Source material:
—————
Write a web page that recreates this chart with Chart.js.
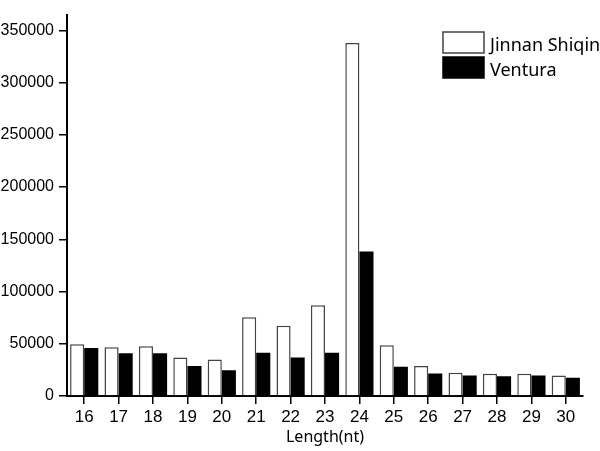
<!DOCTYPE html>
<html>
<head>
<meta charset="utf-8">
<script src="https://cdn.jsdelivr.net/npm/chart.js@4/dist/chart.umd.min.js"></script>
<style>
  html, body { margin: 0; padding: 0; background: #fff; }
  #wrap { width: 600px; height: 451px; }
</style>
</head>
<body>
<div id="wrap"><canvas id="myChart" width="600" height="451"></canvas></div>
<script>
// lengths of the small RNAs (nt)
var lengths = ['16', '17', '18', '19', '20', '21', '22', '23', '24', '25', '26', '27', '28', '29', '30'];
var jinnanShiqin = [49500, 46600, 47500, 36800, 34900, 75400, 67200, 86800, 337900, 48500, 28800, 22200, 21200, 21200, 19700];
var ventura = [46000, 40900, 41000, 28800, 24700, 41500, 36800, 41500, 138200, 27900, 21600, 19700, 19000, 19700, 17400];
var yTicks = [0, 50000, 100000, 150000, 200000, 250000, 300000, 350000];

// legend drawn in the top right corner, like the original figure
const boxLegend = {
  id: 'boxLegend',
  afterDraw(chart) {
    const ctx = chart.ctx;
    const items = chart.data.datasets;
    ctx.save();
    items.forEach((ds, i) => {
      const y = 32 + i * 25;
      ctx.fillStyle = ds.backgroundColor;
      ctx.fillRect(443, y, 41, 21);
      ctx.lineWidth = 1.5;
      ctx.strokeStyle = ds.borderColor;
      ctx.strokeRect(443, y, 41, 21);
      ctx.fillStyle = '#000';
      ctx.font = '18px "Noto Sans"';
      ctx.textBaseline = 'alphabetic';
      ctx.textAlign = 'left';
      ctx.fillText(ds.label, 490, y + 19);
    });
    ctx.restore();
  }
};

const data = {
  labels: lengths,
  datasets: [
    {
      label: 'Jinnan Shiqin',
      data: jinnanShiqin,
      backgroundColor: '#ffffff',
      borderColor: '#444444',
      borderWidth: 1.5
    },
    {
      label: 'Ventura',
      data: ventura,
      backgroundColor: '#000000',
      borderColor: '#000000',
      borderWidth: 0
    }
  ]
};

const config = {
  type: 'bar',
  data: data,
  options: {
    responsive: false,
    animation: false,
    layout: { padding: { top: 12, right: 17, left: 0, bottom: 4 } },
    datasets: {
      bar: { categoryPercentage: 0.82, barPercentage: 1.0 }
    },
    scales: {
      x: {
        type: 'category',
        offset: true,
        afterFit: function(scale) { scale.height = 51; },
        grid: { display: true, drawOnChartArea: false, drawTicks: true, tickLength: 8, color: '#000', lineWidth: 1.5, offset: false },
        border: { display: true, color: '#000', width: 2 },
        ticks: { color: '#000', font: { family: '"Liberation Sans", Arial', size: 17 }, padding: 3, maxRotation: 0 },
        title: { display: true, text: 'Length(nt)', color: '#000', font: { family: '"Noto Sans"', size: 16 }, padding: 0 }
      },
      y: {
        min: 0,
        max: 365000,
        afterFit: function(scale) { scale.width = 67; },
        afterBuildTicks: function(scale) { scale.ticks = yTicks.map(v => ({ value: v })); },
        grid: { display: true, drawOnChartArea: false, drawTicks: true, tickLength: 8, color: '#000', lineWidth: 1.5 },
        border: { display: true, color: '#000', width: 2 },
        ticks: {
          color: '#000',
          font: { family: '"Liberation Sans", Arial', size: 16 },
          padding: 5,
          includeBounds: false,
          callback: function(value) { return String(value); }
        }
      }
    },
    plugins: {
      legend: { display: false },
      tooltip: { enabled: false }
    }
  },
  plugins: [boxLegend]
};

var ctx = document.getElementById('myChart').getContext('2d');
var myChart = new Chart(ctx, config);
</script>
</body>
</html>
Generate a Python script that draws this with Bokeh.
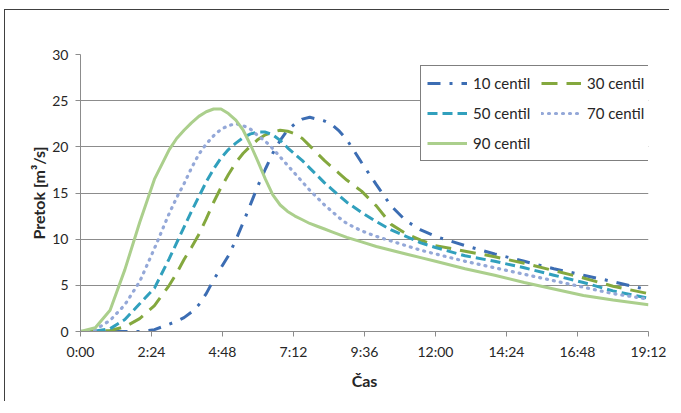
from bokeh.plotting import figure
from bokeh.models import Legend, LegendItem, FixedTicker, Range1d
from bokeh.embed import file_html
from bokeh.resources import INLINE

# time in minutes
time_min = [0, 30, 60, 90, 120, 150,
            180, 195, 210, 225, 240, 255, 270, 285, 300, 315, 330, 345, 360, 375, 390, 405,
            420, 435, 450, 465, 480, 495, 510, 525, 540,
            570, 600, 630, 660, 690, 720, 780, 840, 900, 960, 1020, 1080, 1152]

c10 = [0, 0, 0, 0, 0, 0.2,
       0.8, 1.1, 1.5, 2.1, 2.9, 4.1, 5.6, 6.9, 8.2, 9.9, 11.8, 13.8, 15.8, 17.6, 19.3, 20.7,
       21.8, 22.5, 23.0, 23.2, 23.0, 22.8, 22.4, 21.7, 20.8,
       18.3, 15.9, 13.6, 12.0, 11.0, 10.3, 9.3, 8.4, 7.6, 6.8, 6.1, 5.4, 4.5]
c30 = [0, 0, 0.1, 0.5, 1.4, 2.8,
       5.0, 6.3, 7.8, 9.1, 10.5, 12.2, 14.0, 15.6, 17.0, 18.3, 19.3, 20.1, 20.8, 21.3, 21.6, 21.8,
       21.7, 21.4, 20.9, 20.1, 19.3, 18.5, 17.8, 17.1, 16.4,
       15.2, 13.6, 11.6, 10.6, 9.9, 9.3, 8.7, 8.1, 7.4, 6.6, 5.8, 4.9, 4.1]
c50 = [0, 0.05, 0.3, 1.3, 3.0, 4.7,
       7.9, 9.6, 11.3, 13.0, 14.6, 16.2, 17.6, 18.8, 19.7, 20.4, 21.0, 21.4, 21.6, 21.6, 21.3, 20.7,
       19.9, 19.2, 18.5, 17.7, 16.9, 16.1, 15.4, 14.7, 14.0,
       12.9, 11.9, 11.0, 10.3, 9.6, 9.1, 8.2, 7.6, 6.9, 6.1, 5.3, 4.4, 3.6]
c70 = [0, 0.2, 1.2, 2.9, 5.4, 9.0,
       12.8, 14.5, 16.0, 17.7, 19.2, 20.3, 21.2, 21.9, 22.3, 22.5, 22.3, 21.9, 21.2, 20.6, 19.8, 18.9,
       18.0, 17.1, 16.2, 15.3, 14.5, 13.7, 13.0, 12.3, 11.7,
       10.9, 10.3, 9.8, 9.3, 8.8, 8.4, 7.6, 6.9, 6.2, 5.5, 4.8, 4.1, 3.5]
c90 = [0, 0.4, 2.3, 6.7, 11.8, 16.5,
       19.7, 20.9, 21.8, 22.6, 23.3, 23.8, 24.1, 24.1, 23.6, 22.9, 21.8, 20.2, 18.4, 16.5, 14.8, 13.7,
       13.0, 12.5, 12.1, 11.7, 11.4, 11.1, 10.8, 10.5, 10.2,
       9.7, 9.2, 8.8, 8.4, 8.0, 7.6, 6.8, 6.1, 5.3, 4.6, 3.9, 3.4, 2.9]

series_names = ["10 centil", "30 centil", "50 centil", "70 centil", "90 centil"]
x_ticks = [0, 144, 288, 432, 576, 720, 864, 1008, 1152]
x_tick_labels = ["0:00", "2:24", "4:48", "7:12", "9:36", "12:00", "14:24", "16:48", "19:12"]
y_ticks = [0, 5, 10, 15, 20, 25, 30]

FONT = "Lato"
GRID = "#8c8c8c"
TXT = "#262626"

p = figure(width=665, height=392, output_backend="svg", toolbar_location=None,
           x_range=Range1d(0, 1152), y_range=Range1d(0, 30),
           min_border_left=75, min_border_right=22, min_border_top=44, min_border_bottom=71)
# outer chart frame: only its top and left edges fall inside the picture
p.styles = {"margin-left": "5px", "margin-top": "10px",
            "box-shadow": "-1px -1px 0px 0px #404040"}
p.outline_line_color = None
p.background_fill_color = "white"
p.border_fill_color = "white"

p.xgrid.visible = False
p.ygrid.grid_line_color = GRID
p.ygrid.grid_line_width = 1
p.ygrid.ticker = FixedTicker(ticks=y_ticks)

p.xaxis.ticker = FixedTicker(ticks=x_ticks)
p.xaxis.major_label_overrides = {t: l for t, l in zip(x_ticks, x_tick_labels)}
p.yaxis.ticker = FixedTicker(ticks=y_ticks)
for ax in (p.xaxis, p.yaxis):
    ax.axis_line_color = GRID
    ax.major_tick_line_color = GRID
    ax.major_tick_out = 5
    ax.major_tick_in = 0
    ax.minor_tick_line_color = None
    ax.major_label_text_font = FONT
    ax.major_label_text_font_size = "14px"
    ax.major_label_text_color = TXT
    ax.axis_label_text_font = FONT
    ax.axis_label_text_font_size = "16px"
    ax.axis_label_text_font_style = "bold"
    ax.axis_label_text_color = TXT
p.xaxis.axis_label = "Čas"
p.yaxis.axis_label = "Pretok [m³/s]"
p.xaxis.major_label_standoff = 6
p.yaxis.major_label_standoff = 7
p.xaxis.axis_label_standoff = 8
p.yaxis.axis_label_standoff = 1

r10 = p.line(time_min, c10, line_color="#3c6db3", line_width=3, line_dash="13 9 3 9")
r30 = p.line(time_min, c30, line_color="#84a83e", line_width=3, line_dash="16 9")
r50 = p.line(time_min, c50, line_color="#31a0bd", line_width=3, line_dash="10 5")
r70 = p.line(time_min, c70, line_color="#94a8d8", line_width=3.2, line_dash="1 6", line_cap="round")
r90 = p.line(time_min, c90, line_color="#abcf8c", line_width=3)

renderers = [r10, r30, r50, r70, r90]
by_name = {n: LegendItem(label=n, renderers=[r]) for n, r in zip(series_names, renderers)}
# legend fills column-wise: first column 10/50/90, second column 30/70
order = ["10 centil", "50 centil", "90 centil", "30 centil", "70 centil"]
legend = Legend(items=[by_name[n] for n in order], ncols=2, location=(340, 170),
                label_text_font=FONT, label_text_font_size="15px", label_text_color=TXT,
                glyph_width=40, glyph_height=22, label_height=22, label_width=60,
                label_standoff=6, spacing=8, padding=6, margin=0,
                border_line_color="black", border_line_width=1,
                background_fill_color="white", background_fill_alpha=1)
p.add_layout(legend)

open("out.html", "w").write(file_html(p, INLINE))
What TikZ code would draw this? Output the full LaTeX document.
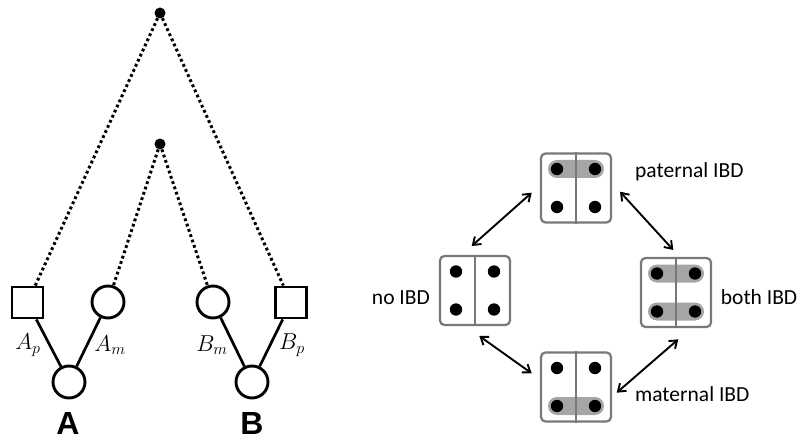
\RequirePackage{fix-cm}
\documentclass[tikz,border=0pt]{standalone}
\usepackage{fontspec}
\setsansfont{Carlito}
\newfontfamily\headfont{Liberation Sans}
\usetikzlibrary{arrows.meta,calc}
\definecolor{bordergray}{RGB}{120,120,120}
\definecolor{bandgray}{RGB}{165,165,165}
\newcommand\ibdcontent[3]{%
  \ifnum#2=1 \fill[bandgray,rounded corners=9pt] ($(#1)+(-28,-28)$) rectangle ($(#1)+(28,-10)$);\fi
  \ifnum#3=1 \fill[bandgray,rounded corners=9pt] ($(#1)+(-28,10)$) rectangle ($(#1)+(28,28)$);\fi
  \draw[bordergray,line width=2pt] (#1.north) -- (#1.south);
  \fill ($(#1)+(-19,-19)$) circle[radius=6.2pt];
  \fill ($(#1)+(19,-19)$) circle[radius=6.2pt];
  \fill ($(#1)+(-19,19)$) circle[radius=6.2pt];
  \fill ($(#1)+(19,19)$) circle[radius=6.2pt];
}
\begin{document}
\begin{tikzpicture}[x=1pt,y=-1pt,
  ped/.style={draw,line width=2.9pt,fill=white,inner sep=0pt},
  sq/.style={ped,rectangle,minimum size=31pt},
  circ/.style={ped,circle,minimum size=32pt},
  anc/.style={circle,fill=black,inner sep=0pt,minimum size=11pt},
  dotline/.style={line width=3pt,dash pattern=on 2.8pt off 2.8pt},
  link/.style={line width=2.7pt},
  mlab/.style={font=\fontsize{23}{27}\selectfont},
  big/.style={font=\headfont\bfseries\fontsize{32}{34}\selectfont},
  ibd/.style={draw=bordergray,line width=2.2pt,rounded corners=4.5pt,minimum width=70pt,minimum height=69pt,inner sep=0pt},
  tlab/.style={font=\sffamily\fontsize{21.5}{24}\selectfont,inner sep=0pt},
  dbl/.style={{Straight Barb[length=7pt,width=10pt,line width=1.9pt]}-{Straight Barb[length=7pt,width=10pt,line width=1.9pt]},line width=1.9pt}]
\useasboundingbox (0,0) rectangle (801,441);
% pedigree
\node[anc] (r1) at (160,13) {};
\node[anc] (r2) at (160,144) {};
\node[sq] (Ap) at (27.5,302.5) {};
\node[circ] (Am) at (108,302) {};
\node[circ] (Bm) at (213,302) {};
\node[sq] (Bp) at (291,302.5) {};
\node[circ] (A) at (69,382) {};
\node[circ] (B) at (252,382) {};
\draw[dotline] (r1) -- (Ap);
\draw[dotline] (r1) -- (Bp);
\draw[dotline] (r2) -- (Am);
\draw[dotline] (r2) -- (Bm);
\draw[link] (Ap) -- (A);
\draw[link] (Am) -- (A);
\draw[link] (Bm) -- (B);
\draw[link] (Bp) -- (B);
\node[mlab] (lAp) at (28,345) {$A_p$};
\node[mlab] (lAm) at (110,345) {$A_m$};
\node[mlab] (lBm) at (212,345) {$B_m$};
\node[mlab] (lBp) at (292,345) {$B_p$};
\node[big] (lA) at (68,423) {A};
\node[big] (lB) at (252,423) {B};
% IBD states
\node[ibd] (pat) at (576,188) {};
\node[ibd] (no) at (475,290.5) {};
\node[ibd] (both) at (676,292.5) {};
\node[ibd] (mat) at (576,387) {};
\ibdcontent{pat}{1}{0}
\ibdcontent{no}{0}{0}
\ibdcontent{both}{1}{1}
\ibdcontent{mat}{0}{1}
\node[tlab,anchor=base west] (lpat) at (635,177.3) {paternal IBD};
\node[tlab,anchor=base east] (lno) at (430,304.3) {no IBD};
\node[tlab,anchor=base west] (lboth) at (720.7,304.3) {both IBD};
\node[tlab,anchor=base west] (lmat) at (635,401.7) {maternal IBD};
\coordinate (a1s) at (531.7,192.7);
\coordinate (a1e) at (471.7,246);
\coordinate (a2s) at (620,191.7);
\coordinate (a2e) at (673.3,250);
\coordinate (a3s) at (479.3,336);
\coordinate (a3e) at (531.7,373.3);
\coordinate (a4s) at (616.7,392.7);
\coordinate (a4e) at (678.3,339.3);
\draw[dbl] (a1s) -- (a1e);
\draw[dbl] (a2s) -- (a2e);
\draw[dbl] (a3s) -- (a3e);
\draw[dbl] (a4s) -- (a4e);
\end{tikzpicture}
\end{document}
—————
Stated goal: Look above and copy only the lines from the one holding "Generate a Python" to the one holding "from bokeh.resources import INLINE", both included, exactly, minus the pictures.

Reply to the exercise:
Generate a Python script that draws this with Bokeh.
from bokeh.plotting import figure
from bokeh.models import Legend, LegendItem, FixedTicker, Range1d
from bokeh.embed import file_html
from bokeh.resources import INLINE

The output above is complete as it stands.